Attorney Dan Backer, the founder of DB Capitol Partners in Alexandria, Va., is also a founder of the PAC in question, and he is no stranger to battles with the FEC, which he has fought in court on numerous issues. This current tussle, he said, began when he received a letter from the FEC earlier this year requesting details about the PAC.
“Your committee's name includes the name of a candidate; however, your committee does not appear to be an authorized committee of that candidate,” the letter said. “If your committee is authorized by a candidate, please amend your Statement of Organization…Otherwise, you must amend your Statement of Organization to change the name of your political committee so that it does not include the candidate's name and/or provide further clarification regarding the nature of your committee.”
However, the regulations adopted by the FEC to implement federal election laws are actually very specific about unauthorized committees’ use of candidates’ names, and on a plain reading, at least, appear to support Backer’s position.
The regulation reads, in part: “An unauthorized political committee may include the name of a candidate in the title of a special project name or other communication if the title clearly and unambiguously shows opposition to the named candidate.”
In his response, delivered this week, Backer wrote that the members of his PAC were “unsure, considering the choice to include the verb ‘STOP’ in the Committee's name, followed by the clear object sought to be stopped, ’Hillary’, what further clarification could possibly make clearer the Committee's lack of candidate authorization and, in fact, its open, aggressive, and blatantly obvious opposition to Hillary Clinton.
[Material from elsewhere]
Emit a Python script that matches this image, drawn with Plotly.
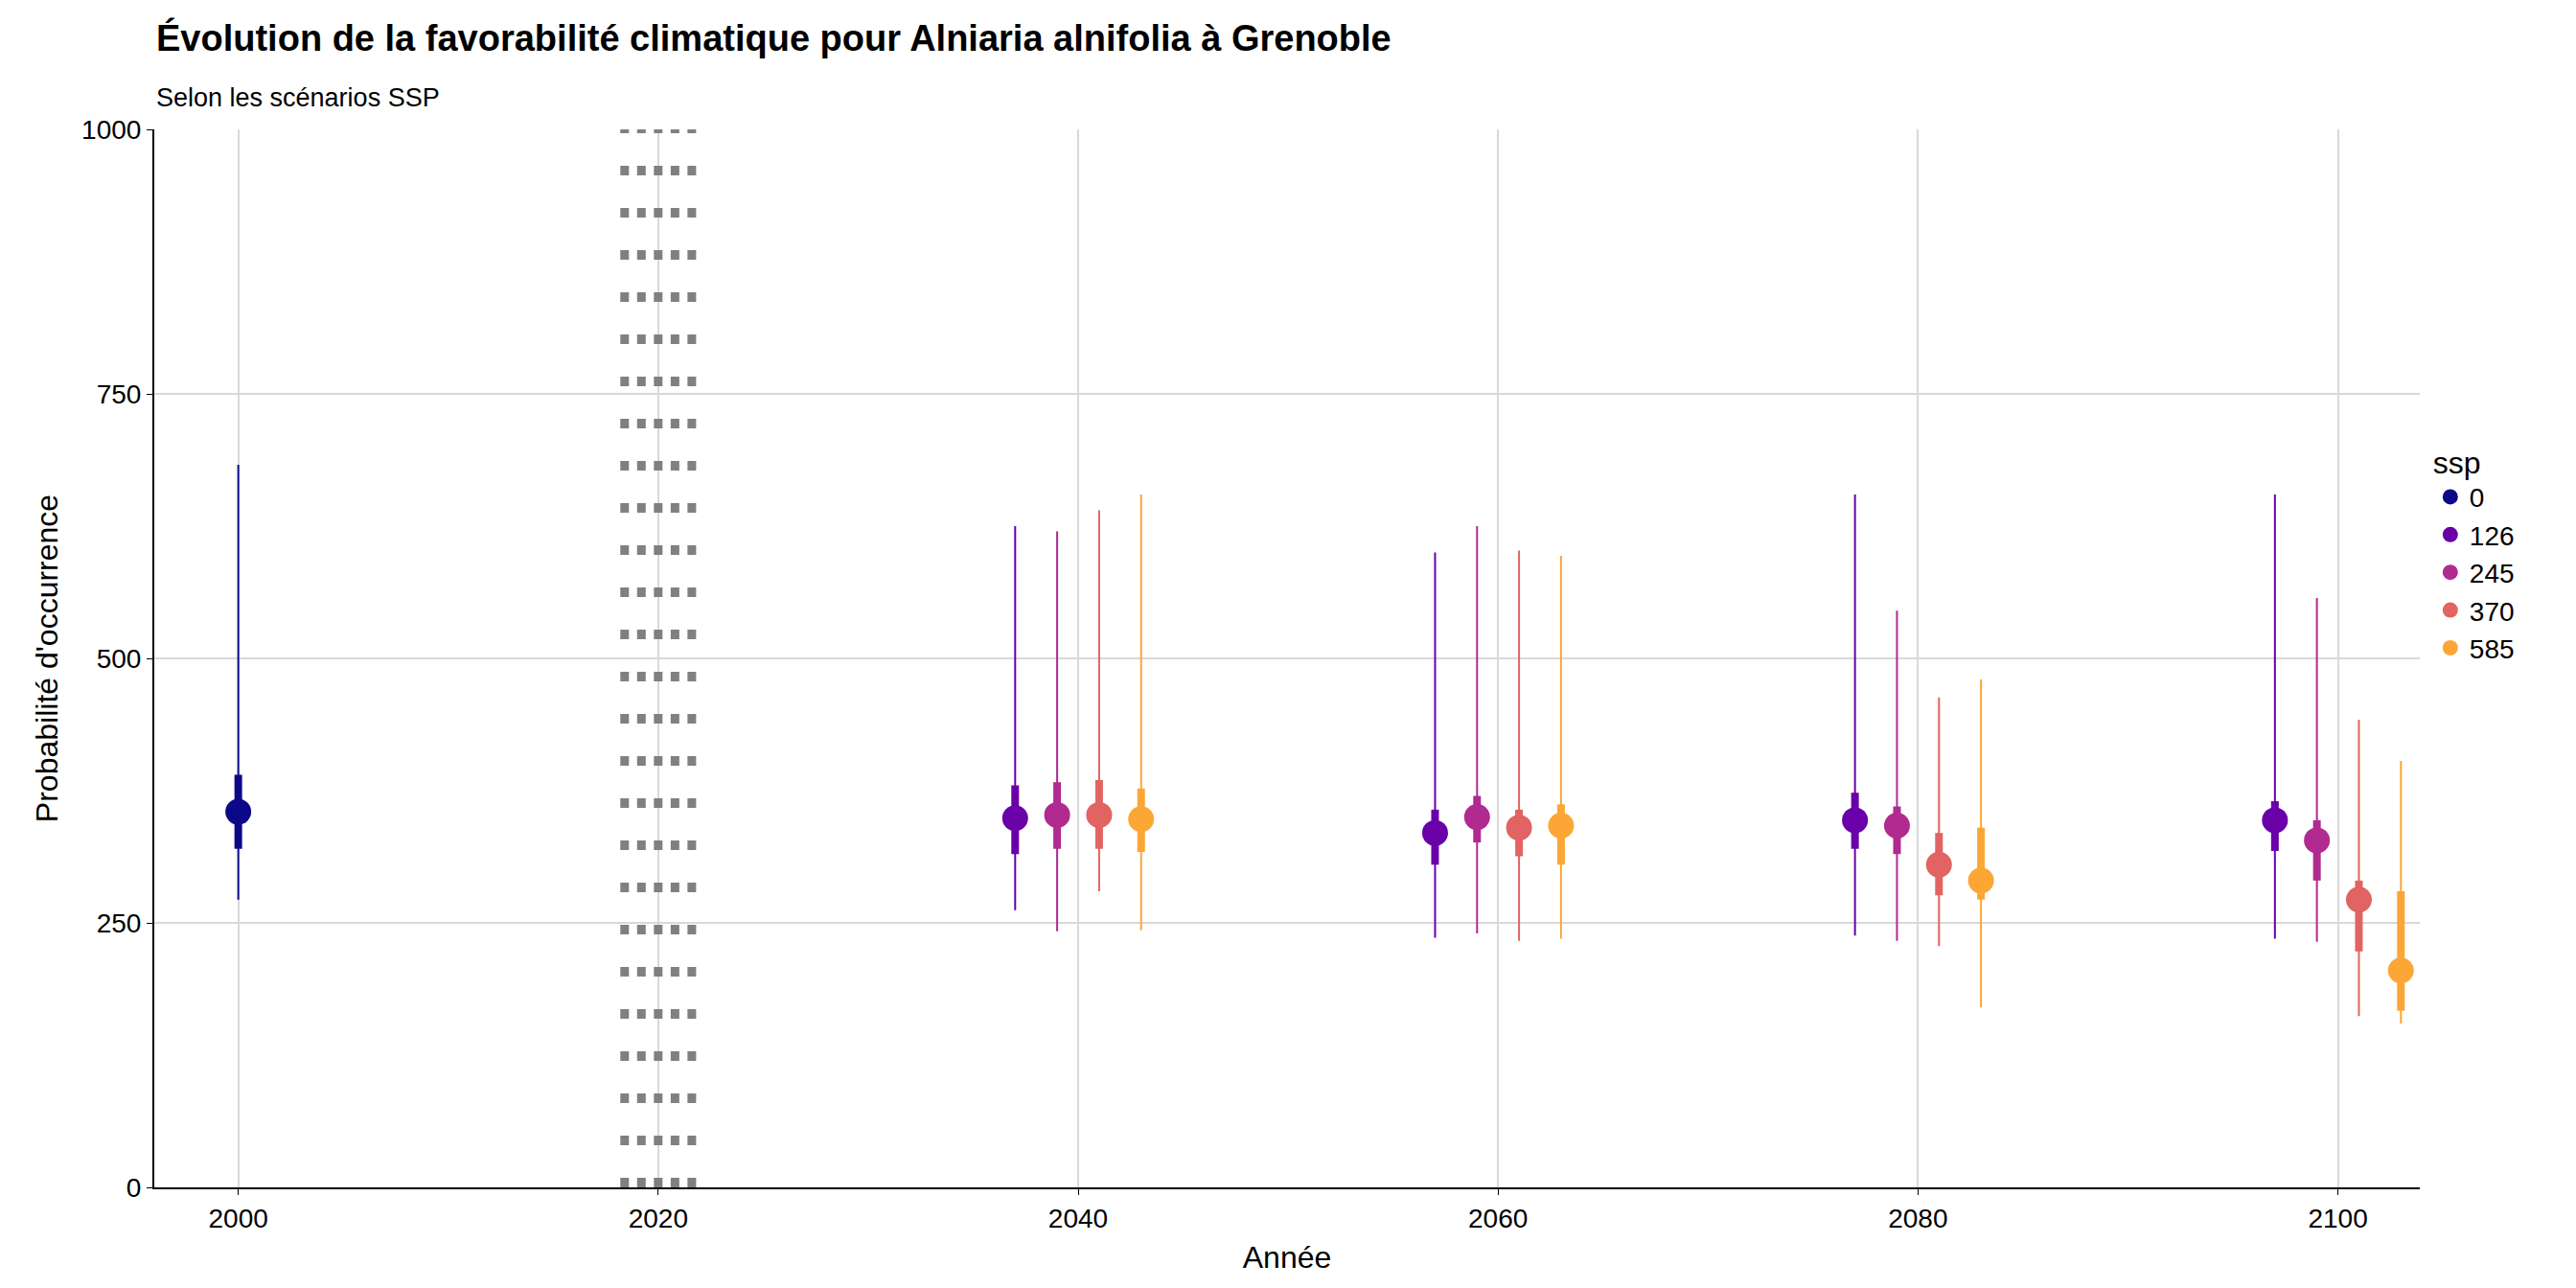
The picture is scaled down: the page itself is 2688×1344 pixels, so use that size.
import plotly.graph_objects as go

# scénarios et années
ssp_list = ["0", "126", "245", "370", "585"]
colors = ["#0D0887", "#6A00A8", "#B12A90", "#E16462", "#FCA636"]
years = {
    "0": [2000],
    "126": [2040, 2060, 2080, 2100],
    "245": [2040, 2060, 2080, 2100],
    "370": [2040, 2060, 2080, 2100],
    "585": [2040, 2060, 2080, 2100],
}
# décalage horizontal (dodge) par scénario
dodge = {"0": 0, "126": -3, "245": -1, "370": 1, "585": 3}

median = {
    "0": [355],
    "126": [349, 335, 347, 347],
    "245": [352, 350, 342, 328],
    "370": [352, 340, 305, 272],
    "585": [348, 342, 290, 205],
}
inner_lo = {
    "0": [320],
    "126": [315, 305, 320, 318],
    "245": [320, 326, 315, 290],
    "370": [320, 313, 276, 223],
    "585": [317, 305, 272, 167],
}
inner_hi = {
    "0": [390],
    "126": [380, 357, 373, 365],
    "245": [383, 370, 360, 347],
    "370": [385, 357, 335, 290],
    "585": [377, 362, 340, 280],
}
outer_lo = {
    "0": [272],
    "126": [262, 236, 238, 235],
    "245": [242, 240, 233, 232],
    "370": [280, 233, 228, 162],
    "585": [243, 235, 170, 155],
}
outer_hi = {
    "0": [683],
    "126": [625, 600, 655, 655],
    "245": [620, 625, 545, 557],
    "370": [640, 602, 463, 442],
    "585": [655, 597, 480, 403],
}

fig = go.Figure()

# ligne verticale pointillée autour de 2020
for xv in [2018.4, 2019.2, 2020, 2020.8, 2021.6]:
    fig.add_trace(go.Scatter(x=[xv, xv], y=[0, 1000], mode="lines",
                             line=dict(color="#808080", width=9, dash="10px,34px"),
                             showlegend=False, hoverinfo="skip"))

for ssp, col in zip(ssp_list, colors):
    xs = [y + dodge[ssp] for y in years[ssp]]
    med = median[ssp]
    fig.add_trace(go.Scatter(
        x=xs, y=med, mode="markers", marker=dict(size=1, color=col, opacity=0),
        error_y=dict(type="data", symmetric=False,
                     array=[h - m for h, m in zip(outer_hi[ssp], med)],
                     arrayminus=[m - l for m, l in zip(med, outer_lo[ssp])],
                     color=col, thickness=2, width=0),
        showlegend=False, hoverinfo="skip"))
    fig.add_trace(go.Scatter(
        x=xs, y=med, mode="markers", name=ssp,
        marker=dict(size=27, color=col),
        error_y=dict(type="data", symmetric=False,
                     array=[h - m for h, m in zip(inner_hi[ssp], med)],
                     arrayminus=[m - l for m, l in zip(med, inner_lo[ssp])],
                     color=col, thickness=8, width=0)))

fig.add_annotation(text="<b>Évolution de la favorabilité climatique pour Alniaria alnifolia à Grenoble</b>",
                   xref="paper", yref="paper", x=0, y=1, yshift=72, xanchor="left", yanchor="bottom",
                   showarrow=False, font=dict(size=38))
fig.add_annotation(text="Selon les scénarios SSP",
                   xref="paper", yref="paper", x=0, y=1, yshift=16, xanchor="left", yanchor="bottom",
                   showarrow=False, font=dict(size=27))

fig.update_layout(
    width=2688, height=1344,
    paper_bgcolor="white", plot_bgcolor="white",
    font=dict(family="Liberation Sans, Arial", size=28, color="black"),
    margin=dict(l=153, r=171, t=127, b=113),
    legend=dict(title=dict(text="ssp", font=dict(size=32)), x=1.005, y=0.6,
                yanchor="middle", font=dict(size=28), itemsizing="trace",
                tracegroupgap=8),
)
fig.update_xaxes(range=[1996, 2103.9], tickvals=[2000, 2020, 2040, 2060, 2080, 2100],
                 showgrid=True, gridcolor="#D9D9D9", gridwidth=2,
                 showline=True, linecolor="black", linewidth=2, ticks="outside",
                 ticklen=6, tickcolor="black", zeroline=False,
                 title=dict(text="Année", font=dict(size=32)))
fig.update_yaxes(range=[0, 1000], tickvals=[0, 250, 500, 750, 1000],
                 showgrid=True, gridcolor="#D9D9D9", gridwidth=2,
                 showline=True, linecolor="black", linewidth=2, ticks="outside",
                 ticklen=6, tickcolor="black", zeroline=False,
                 title=dict(text="Probabilité d'occurrence", font=dict(size=32)))

fig.write_html("out.html")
“This Committee would encourage the FEC to vigorously investigate who it is that is so stupid that they would think a political committee named ‘Stop Hillary PAC’ is in any way an authorized committee of Hillary Clinton.”
In an interview Thursday, Backer made it clear that he doesn’t think the issue is stupidity at all, as much as it is malice. He said there are obvious parallels between the Internal Revenue Service’s alleged targeting of conservative groups in advance of the 2012 election and the FEC’s demand that the Stop Hillary PAC change its name.
“I don’t think it’s unusual that the regulatory agencies that have long been staffed by Democratic operatives, are more likely to harass conservative groups than liberal groups,” he said. “This is all about the continued weaponization of government to advance a political agenda.”
“I would like an apology from the FEC,” Backer said. Asked what the agency ought to apologize for, he said, “Wasting my clients’ time with such trivial nonsense.”
A spokesperson for the FEC said Thursday that the agency had no comment on the issue or on Backer’s demand for an apology.